Career NFL statistics
- Fumble recoveries: 1
- Sacks: 9
- Stats at Pro Football Reference

= Guy Reese =

American football player (1939–2010)

Guy Price Reese (September 22, 1939 – November 22, 2010) was an American professional football defensive tackle in the National Football League (NFL) for the Dallas Cowboys, Baltimore Colts and Atlanta Falcons. He played college football at Southern Methodist University.

==Early life==
Reese attended South Oak Cliff High School, where he played as a two-way tackle. He accepted a football scholarship from Southern Methodist University. He became a starter at right tackle as a junior.

==Professional career==
===Dallas Cowboys===
Reese was selected by the Dallas Cowboys in the fifteenth round (200th overall) of the 1962 NFL draft and by the Dallas Texans in the eleventh round (83rd overall) of the 1962 AFL draft.

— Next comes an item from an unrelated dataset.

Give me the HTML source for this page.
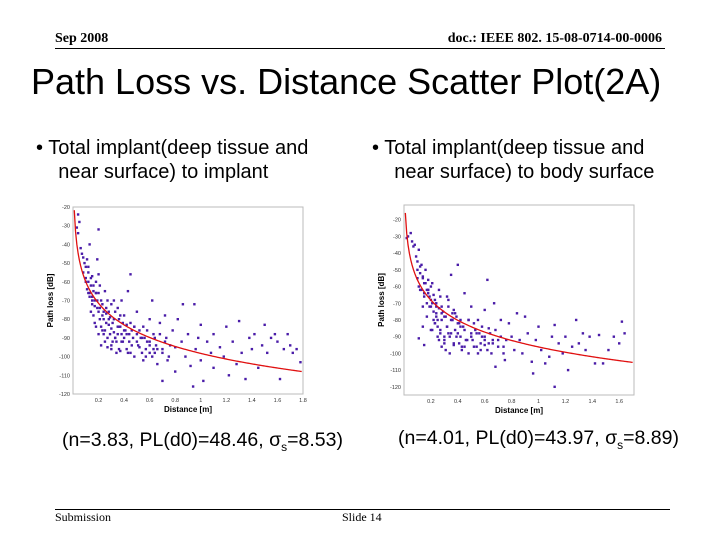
<!DOCTYPE html>
<html><head><meta charset="utf-8">
<style>
body{margin:0;width:720px;height:540px;background:#fff;position:relative;overflow:hidden;font-family:"Liberation Sans",sans-serif}
.a{position:absolute;white-space:nowrap}
.serif{font-family:"Liberation Serif",serif}
</style></head><body>
<div class="a serif" style="left:55px;top:31px;font-size:14px;font-weight:bold">Sep 2008</div>
<div class="a serif" style="right:58px;top:31px;font-size:14px;font-weight:bold">doc.: IEEE 802. 15-08-0714-00-0006</div>
<div class="a" style="left:55px;top:48px;width:610px;height:1px;background:#000"></div>
<div class="a" style="left:31px;top:61px;font-size:36px">Path Loss vs. Distance Scatter Plot(2A)</div>
<div class="a" style="left:36px;top:136px;font-size:20px;line-height:24px">• Total implant(deep tissue and<br>&nbsp;&nbsp;&nbsp;&nbsp;near surface) to implant</div>
<div class="a" style="left:372px;top:136px;font-size:20px;line-height:24px">• Total implant(deep tissue and<br>&nbsp;&nbsp;&nbsp;&nbsp;near surface) to body surface</div>
<svg id="chart" class="a" style="left:0;top:0" width="720" height="540"></svg>
<div class="a" style="left:62px;top:429px;font-size:19.5px">(n=3.83, PL(d0)=48.46, σ<sub style="font-size:12px">s</sub>=8.53)</div>
<div class="a" style="left:398px;top:427px;font-size:19.5px">(n=4.01, PL(d0)=43.97, σ<sub style="font-size:12px">s</sub>=8.89)</div>
<div class="a" style="left:55px;top:509px;width:615px;height:1px;background:#000"></div>
<div class="a serif" style="left:55px;top:510px;font-size:12px">Submission</div>
<div class="a serif" style="left:342px;top:510px;font-size:12px">Slide 14</div>
<script>
const leftD=[0.03,0.04,0.05,0.04,0.06,0.07,0.08,0.09,0.1,0.11,0.12,0.13,0.2,0.08,0.1,0.12,0.14,0.15,0.16,0.18,0.19,0.2,0.13,0.15,0.17,0.19,0.2,0.22,0.23,0.25,0.26,0.24,0.22,0.28,0.3,0.3,0.32,0.33,0.35,0.35,0.37,0.38,0.4,0.4,0.42,0.43,0.45,0.45,0.47,0.48,0.5,0.5,0.52,0.55,0.55,0.58,0.6,0.6,0.62,0.63,0.65,0.66,0.68,0.7,0.7,0.72,0.73,0.75,0.78,0.8,0.8,0.82,0.85,0.86,0.88,0.9,0.92,0.94,0.95,0.96,0.98,1.0,1.0,1.02,1.05,1.08,1.1,1.1,1.15,1.18,1.2,1.22,1.25,1.28,1.3,1.32,1.35,1.38,1.4,1.42,1.45,1.48,1.5,1.52,1.55,1.58,1.6,1.62,1.65,1.68,1.7,1.72,1.75,1.78,0.27,0.34,0.38,0.29,0.31,0.36,0.44,0.46,0.53,0.57,0.64,0.26,0.21,0.18,0.16,
0.1,0.11,0.12,0.13,0.14,0.15,0.16,0.17,0.18,0.19,0.2,0.21,0.22,0.23,0.24,0.25,0.26,0.27,0.28,0.29,0.3,0.31,0.32,0.33,0.34,0.35,0.36,0.37,0.38,0.39,0.4,0.41,0.42,0.43,0.44,0.46,0.48,0.5,0.52,0.54,0.56,0.58,0.6,0.62,0.64,0.66,0.68,0.7,0.72,0.74,0.76,
0.15,0.18,0.2,0.23,0.25,0.28,0.3,0.33,0.36,0.39,0.42,0.45,0.48,0.51,0.54,0.57,0.6,0.63,0.12,0.14,0.17,0.21,0.24,0.27,0.32,0.37];
const leftPL=[-31,-24,-28,-34,-42,-45,-47,-50,-52,-48,-55,-40,-32,-55,-58,-60,-62,-57,-65,-60,-48,-56,-68,-72,-70,-74,-66,-70,-78,-65,-82,-88,-94,-76,-72,-85,-80,-90,-88,-74,-84,-92,-78,-86,-96,-65,-56,-82,-90,-100,-76,-88,-95,-84,-102,-92,-80,-98,-70,-88,-94,-104,-82,-96,-113,-78,-90,-100,-86,-95,-108,-80,-92,-72,-100,-88,-105,-116,-72,-96,-90,-83,-102,-113,-92,-98,-88,-106,-95,-100,-84,-110,-92,-104,-81,-98,-112,-90,-96,-88,-106,-94,-83,-98,-90,-88,-92,-112,-96,-88,-94,-98,-96,-103,-95,-98,-70,-88,-92,-96,-92,-86,-90,-96,-98,-74,-80,-84,-78,
-60,-64,-52,-66,-58,-68,-62,-73,-66,-70,-76,-74,-84,-72,-80,-86,-77,-90,-83,-79,-94,-82,-87,-76,-92,-84,-80,-97,-88,-82,-90,-86,-83,-98,-88,-94,-84,-92,-86,-98,-90,-86,-94,-100,-90,-96,-88,-98,-92,-102,-94,
-70,-66,-88,-86,-92,-80,-96,-90,-84,-92,-88,-98,-84,-94,-90,-100,-92,-96,-66,-76,-82,-62,-76,-70,-70,-78];
const rightD=[0.02,0.03,0.05,0.06,0.07,0.08,0.09,0.1,0.1,0.11,0.12,0.13,0.14,0.15,0.16,0.17,0.18,0.2,0.2,0.22,0.22,0.24,0.25,0.26,0.27,0.28,0.3,0.3,0.32,0.33,0.35,0.35,0.37,0.38,0.4,0.4,0.42,0.43,0.45,0.45,0.47,0.5,0.5,0.52,0.55,0.55,0.58,0.6,0.6,0.62,0.63,0.65,0.67,0.68,0.7,0.72,0.74,0.75,0.78,0.8,0.82,0.84,0.86,0.88,0.9,0.92,0.95,0.96,0.98,1.0,1.02,1.05,1.08,1.1,1.12,1.12,1.15,1.18,1.2,1.22,1.25,1.28,1.3,1.33,1.35,1.38,1.42,1.45,1.48,1.52,1.56,1.6,1.62,1.64,0.11,0.14,0.15,0.21,0.28,0.34,0.23,0.19,0.26,0.31,0.36,0.41,0.48,0.53,0.57,0.66,0.18,0.24,
0.1,0.11,0.12,0.13,0.14,0.15,0.16,0.17,0.18,0.19,0.2,0.21,0.22,0.23,0.24,0.25,0.26,0.27,0.28,0.29,0.3,0.31,0.32,0.33,0.34,0.35,0.36,0.37,0.38,0.39,0.4,0.41,0.42,0.43,0.44,0.46,0.48,0.5,0.52,0.54,0.56,0.58,0.6,0.62,0.64,0.66,0.68,0.7,0.72,0.74,0.76,
0.15,0.18,0.2,0.23,0.25,0.28,0.3,0.33,0.36,0.39,0.42,0.45,0.48,0.51,0.54,0.57,0.6,0.63,0.12,0.14,0.17,0.21,0.24,0.27,0.32,0.37];
const rightPL=[-31,-30,-28,-33,-36,-35,-42,-45,-50,-38,-52,-47,-55,-58,-50,-62,-56,-60,-68,-65,-75,-70,-80,-62,-86,-72,-78,-90,-84,-68,-53,-88,-94,-76,-47,-82,-90,-98,-64,-86,-92,-72,-88,-96,-80,-100,-90,-74,-95,-56,-85,-100,-70,-108,-92,-80,-96,-104,-82,-90,-98,-76,-92,-100,-78,-88,-105,-112,-92,-84,-98,-106,-102,-90,-83,-120,-94,-100,-90,-110,-96,-80,-94,-88,-98,-90,-106,-89,-106,-98,-90,-94,-81,-88,-91,-84,-95,-86,-96,-100,-82,-72,-92,-98,-80,-94,-100,-86,-94,-92,-64,-78,
-55,-60,-48,-62,-54,-64,-58,-70,-62,-66,-72,-70,-80,-68,-76,-84,-73,-88,-80,-75,-92,-78,-84,-72,-90,-80,-76,-95,-86,-78,-88,-82,-80,-96,-84,-92,-80,-90,-82,-96,-88,-84,-92,-98,-88,-94,-86,-96,-90,-100,-92,
-66,-62,-86,-82,-90,-76,-94,-88,-80,-90,-84,-96,-80,-92,-88,-98,-90,-94,-62,-72,-78,-58,-72,-66,-66,-74];
const fitN=[3.83,4.01];
const fitPL0=[48.46,43.97];
const fitD0=0.05;
const xTicks=[0.2,0.4,0.6,0.8,1,1.2,1.4,1.6,1.8];
const yTicks=[-20,-30,-40,-50,-60,-70,-80,-90,-100,-110,-120];
const NS='http://www.w3.org/2000/svg';
const svg=document.getElementById('chart');
function mk(t,a,p){const e=document.createElementNS(NS,t);for(const k in a)e.setAttribute(k,a[k]);(p||svg).appendChild(e);return e;}
const cfg=[
 {x0:73,x1:303,xmax:1.8,ytop:207,ybot:394,vtop:-20,vbot:-120,D:leftD,P:leftPL,name:'left'},
 {x0:404,x1:634,xmax:1.71,ytop:205,ybot:395,vtop:-11.2,vbot:-124.9,D:rightD,P:rightPL,name:'right'}];
cfg.forEach((c,i)=>{
 const g=mk('g',{});
 
 
 const sx=d=>c.x0+(c.x1-c.x0)*d/c.xmax;
 const sy=v=>c.ytop+(c.ybot-c.ytop)*(v-c.vtop)/(c.vbot-c.vtop);
 const box=mk('rect',{x:c.x0,y:c.ytop,width:c.x1-c.x0,height:c.ybot-c.ytop,fill:'#fff',stroke:'#bbb','stroke-width':1},g);
 
 
 xTicks.forEach(t=>{if(t>c.xmax+0.001)return;const tx=mk('text',{x:sx(t),y:c.ybot+8,'font-size':5.5,'text-anchor':'middle',fill:'#333'},g);tx.textContent=t;
  
  });
 yTicks.forEach(t=>{const y=sy(t);if(y<c.ytop-1||y>c.ybot+1)return;const tx=mk('text',{x:c.x0-3,y:y+2,'font-size':5.5,'text-anchor':'end',fill:'#333'},g);tx.textContent=t;
  
  });
 const xl=mk('text',{x:(c.x0+c.x1)/2,y:c.ybot+18,'font-size':8,'font-weight':'bold','text-anchor':'middle'},g);xl.textContent='Distance [m]';
 
 
 const yl=mk('text',{x:0,y:0,'font-size':8,'font-weight':'bold','text-anchor':'middle',transform:`translate(${c.x0-20},${(c.ytop+c.ybot)/2}) rotate(-90)`},g);yl.textContent='Path loss [dB]';
 
 
 const n=Math.min(c.D.length,c.P.length);
 for(let k=0;k<n;k++){const r=mk('rect',{x:sx(c.D[k])-1.2,y:sy(c.P[k])-1.2,width:2.4,height:2.4,fill:'#4a1ca8'},g);
  
  }
 let pts=[];for(let d=0.01;d<=c.xmax;d+=0.01){const v=-(fitPL0[i]+10*fitN[i]*Math.log10(d/fitD0));const y=sy(v);if(y>=c.ytop)pts.push(sx(d)+','+y);}
 const pl=mk('polyline',{points:pts.join(' '),fill:'none',stroke:'#e01010','stroke-width':1.3},g);
 
 
});
</script>
</body></html>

He opted to sign with the Cowboys and was tried at the offensive line. As a rookie, he was named the starter at left defensive tackle opposite John Meyers. He was part of a defensive line called the "Maverick Line", that had 3 rookies and a second-year player. He was named to the NFL All-Rookie team.

In 1963, he was the starter opposite future hall of famer Bob Lilly. On July 12, 1964, he was traded to the Baltimore Colts in exchange for defensive tackle Jim Colvin.

===Baltimore Colts===
In 1964, although he was limited with an ankle injury early in the season, he passed Billy Ray Smith Sr. on the depth chart. He started 12 out of 14 games at right defensive tackle, while playing alongside Fred Miller.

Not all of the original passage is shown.